I walked into the room where Jakob was doing homework and Lyndsie was playing chess on the computer. I asked my standard ‘how is the homework going’ question, “Are you winning?”  L: “Are you talking to me?” Me: “No I was asking Jakob about his homework.” J: “I’m winning. She, however, is losing badly.”

Lyndsie, a typical 14-year-old girl, had been a bit argumentative for a few days so I addressed the issue. Me: “Are you about done with this mood?” L: “What do you mean?” Me: “I mean you’ve been arguing with everyone lately.” L: “I have NOT!”  Oh right….my bad.

I walked into the house one day and Jakob, who was sitting with his sister at the table, said, “Mom. Lyndsie thinks you are the best mother in the whole world.”  Immediately suspicious I said, “Uh huh.”  J in a stage whisper: “I don’t think she’s buying it.”

The girls were play-fighting with each other (loudly I might add.) Me: “What is the issue now?” Brittnie started to explain when I interrupted her. Me: “I didn’t actually want to know. I mostly just wanted you to shut up.”  B, pretending to be hurt: “Then why did you ask?”  My husband from our bedroom quoted Bill Cosby: “Parents aren’t interested in justice. They want QUIET!”

Brittnie, who just turned 18 and voted in her first election, noted Wednesday morning, “I can’t believe all the nasty posts on Facebook this morning.  What is wrong with people?” Me: “Well some of them are disappointed and some of them are gloating.  It’s normal. Just ignore it.” B: “So after ‘Decision Tuesday’ comes ‘Whiner Wednesday’?”  She’s pretty astute for an 18-year-old.

Lyndsie was telling us about some “drama” that occurred between two friends at school.  Suddenly Jakob said “And this has what to do with you??”  Some days one of my kids says what I’m thinking. It’s kind of scary.

The girls were singing, loudly and off-key, in the back seat of the car to their Glee CD.  After a while I hit the button to switch it to the radio hoping to quiet them down.  After a moment “Thank you!!!” was heard from the backseat.  Me: “You weren’t enjoying your front row seat for the show Jakob?”  J: “Not really but that’s what happens when you have sisters.”
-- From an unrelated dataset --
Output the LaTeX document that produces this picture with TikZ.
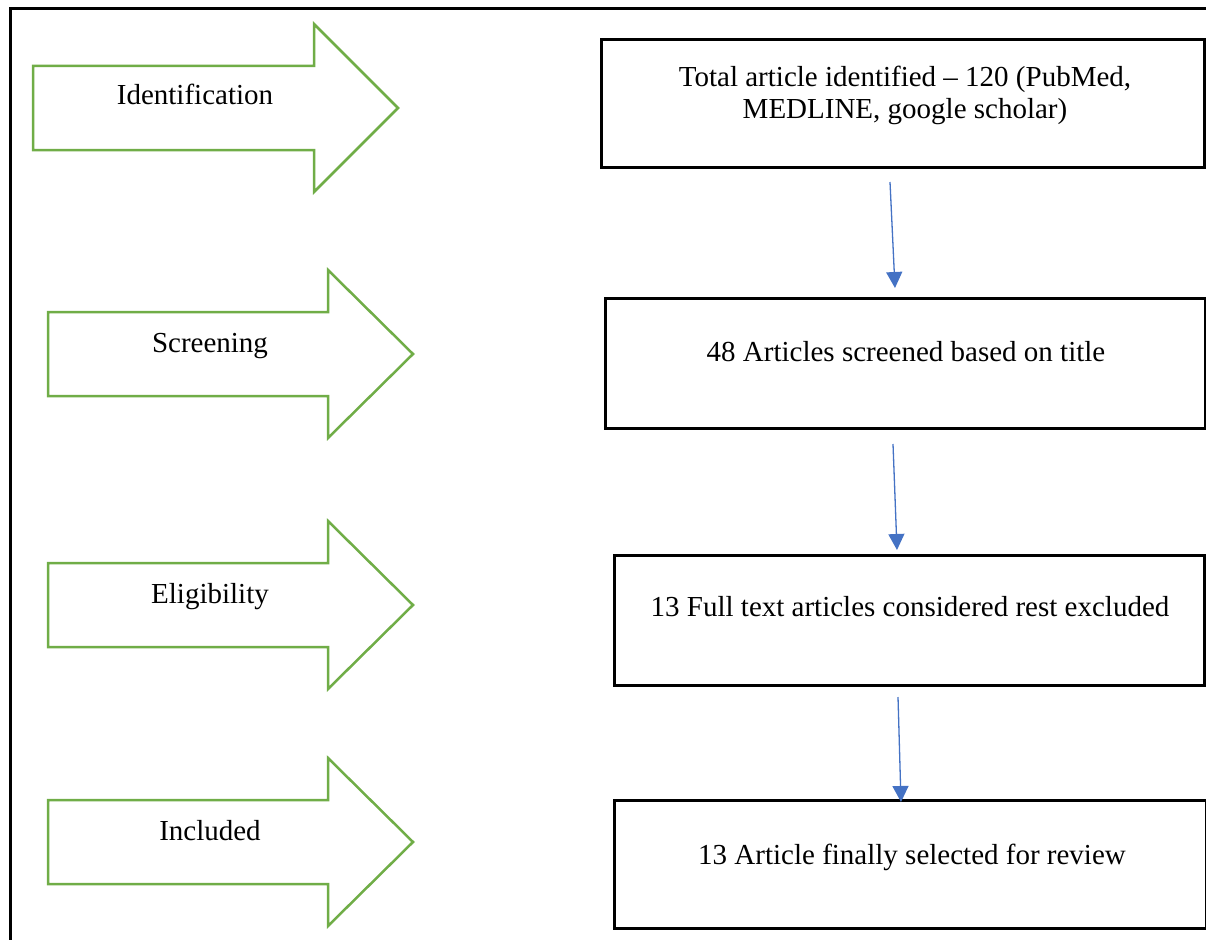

Jakob was not in the mood for homework so he was finding a hundred other things to do. Me: “Quit messing around and get your homework done.”  J: “How do you know everything?” Me: “I’m a mom and I’ve seen most of this before.” J: “Some days it really stinks being the youngest.”
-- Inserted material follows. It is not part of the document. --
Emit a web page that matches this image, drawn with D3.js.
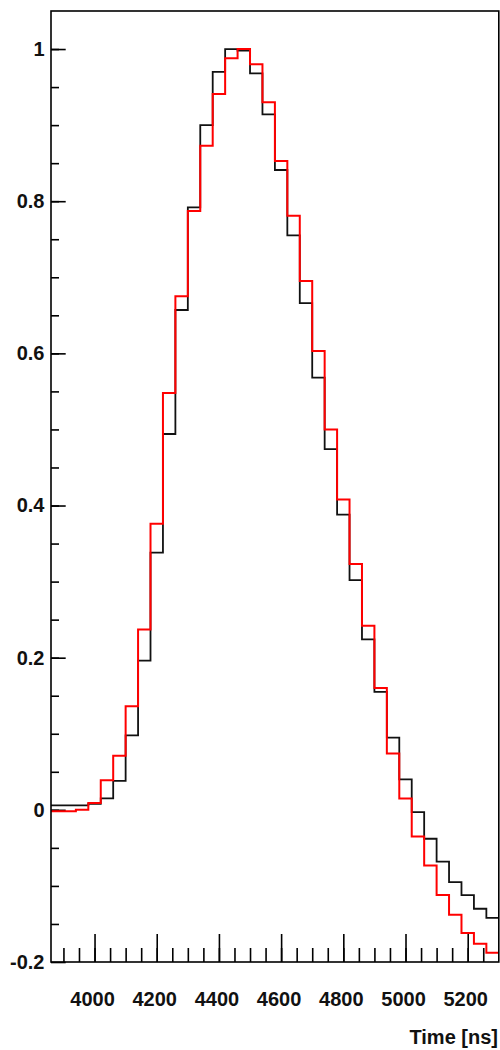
<!DOCTYPE html>
<html>
<head>
<meta charset="utf-8">
<script src="https://cdn.jsdelivr.net/npm/d3@7"></script>
<style>
  body { margin: 0; background: #fff; }
  svg { display: block; }
  .tick text { font-family: "Liberation Sans", Arial, sans-serif; font-weight: bold; font-size: 20px; fill: #111; }
</style>
</head>
<body>
<svg id="chart"></svg>
<script>
// bin low edges (ns), 40 ns wide
const binStarts = [3860, 3900, 3940, 3980, 4020, 4060, 4100, 4140, 4180, 4220, 4260, 4300,
  4340, 4380, 4420, 4460, 4500, 4540, 4580, 4620, 4660, 4700, 4740, 4780,
  4820, 4860, 4900, 4940, 4980, 5020, 5060, 5100, 5140, 5180, 5220, 5260];
const binWidth = 40;

const blackValues = [0.006, 0.006, 0.006, 0.008, 0.015, 0.038, 0.098, 0.196, 0.338, 0.494, 0.657, 0.792,
  0.900, 0.970, 1.000, 0.998, 0.968, 0.914, 0.841, 0.755, 0.666, 0.568, 0.474, 0.388,
  0.302, 0.224, 0.155, 0.095, 0.040, -0.003, -0.038, -0.068, -0.095, -0.112, -0.130, -0.142];

const redValues = [-0.002, -0.002, 0.000, 0.009, 0.039, 0.071, 0.136, 0.237, 0.376, 0.548, 0.675, 0.787,
  0.873, 0.941, 0.988, 1.000, 0.980, 0.930, 0.853, 0.781, 0.695, 0.603, 0.500, 0.408,
  0.323, 0.242, 0.160, 0.074, 0.015, -0.035, -0.073, -0.112, -0.138, -0.162, -0.176, -0.188];

const xTickValues = [4000, 4200, 4400, 4600, 4800, 5000, 5200];
const yTickValues = [-0.2, 0, 0.2, 0.4, 0.6, 0.8, 1];
const yTickLabels = ["-0.2", "0", "0.2", "0.4", "0.6", "0.8", "1"];
const xTitle = "Time [ns]";

const width = 500, height = 1050;
const frame = { left: 51, right: 498.8, top: 11, bottom: 962 };

const svg = d3.select("#chart").attr("width", width).attr("height", height);

const x = d3.scaleLinear().domain([3860, 5300]).range([frame.left, frame.right]);
const y = d3.scaleLinear().domain([-0.2, 1.05]).range([frame.bottom, frame.top]);

// x axis, ticks pointing inward
const xMajor = d3.axisBottom(x).tickValues(xTickValues).tickSize(-28).tickPadding(30)
  .tickFormat(d3.format("d"));
const xMinor = d3.axisBottom(x).tickValues(d3.range(3900, 5300, 50)).tickSize(-14).tickFormat("");

svg.append("g").attr("transform", `translate(0,${frame.bottom})`).call(xMinor);
const gx = svg.append("g").attr("transform", `translate(0,${frame.bottom})`).call(xMajor);
gx.selectAll(".tick text").attr("dx", -2.5);

// y axis
const yMajor = d3.axisLeft(y).tickValues(yTickValues).tickSize(-14.7).tickPadding(6.5)
  .tickFormat((d, i) => yTickLabels[i]);
const yMinor = d3.axisLeft(y).tickValues(d3.range(-0.15, 1.05, 0.05)).tickSize(-8).tickFormat("");

svg.append("g").attr("transform", `translate(${frame.left},0)`).call(yMinor);
svg.append("g").attr("transform", `translate(${frame.left},0)`).call(yMajor);

svg.selectAll(".domain").remove();
svg.selectAll(".tick line").attr("stroke", "#000").attr("stroke-width", 1.6);

// histograms as steps
const stepLine = d3.line()
  .x(d => x(d[0]))
  .y(d => y(d[1]))
  .curve(d3.curveStepAfter);

const stepPoints = vals => {
  const pts = binStarts.map((b, i) => [b, vals[i]]);
  pts.push([binStarts[binStarts.length - 1] + binWidth, vals[vals.length - 1]]);
  return pts;
};

svg.append("path")
  .attr("d", stepLine(stepPoints(blackValues)))
  .attr("fill", "none")
  .attr("stroke", "#111")
  .attr("stroke-width", 1.8);

svg.append("path")
  .attr("d", stepLine(stepPoints(redValues)))
  .attr("fill", "none")
  .attr("stroke", "#ff0000")
  .attr("stroke-width", 2);

// frame
svg.append("rect")
  .attr("x", frame.left).attr("y", frame.top)
  .attr("width", frame.right - frame.left).attr("height", frame.bottom - frame.top)
  .attr("fill", "none").attr("stroke", "#000").attr("stroke-width", 1.6);

svg.append("text")
  .attr("x", 498).attr("y", 1044)
  .attr("text-anchor", "end")
  .attr("font-family", "Liberation Sans, Arial, sans-serif")
  .attr("font-weight", "bold")
  .attr("font-size", 20)
  .attr("fill", "#111")
  .text(xTitle);
</script>
</body>
</html>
I was posting some things for sale on a local exchange board on Facebook. (Kind of like an on-line garage sale) Brittnie: “You can’t sell kids on there can you?”  Me: “Keep it up kid, I might try it.”  Later as I was responding to people buying my merchandise she walked through, “Geez Mom. You haven’t sold my bed yet have you?”  She really needs to quit giving me ideas.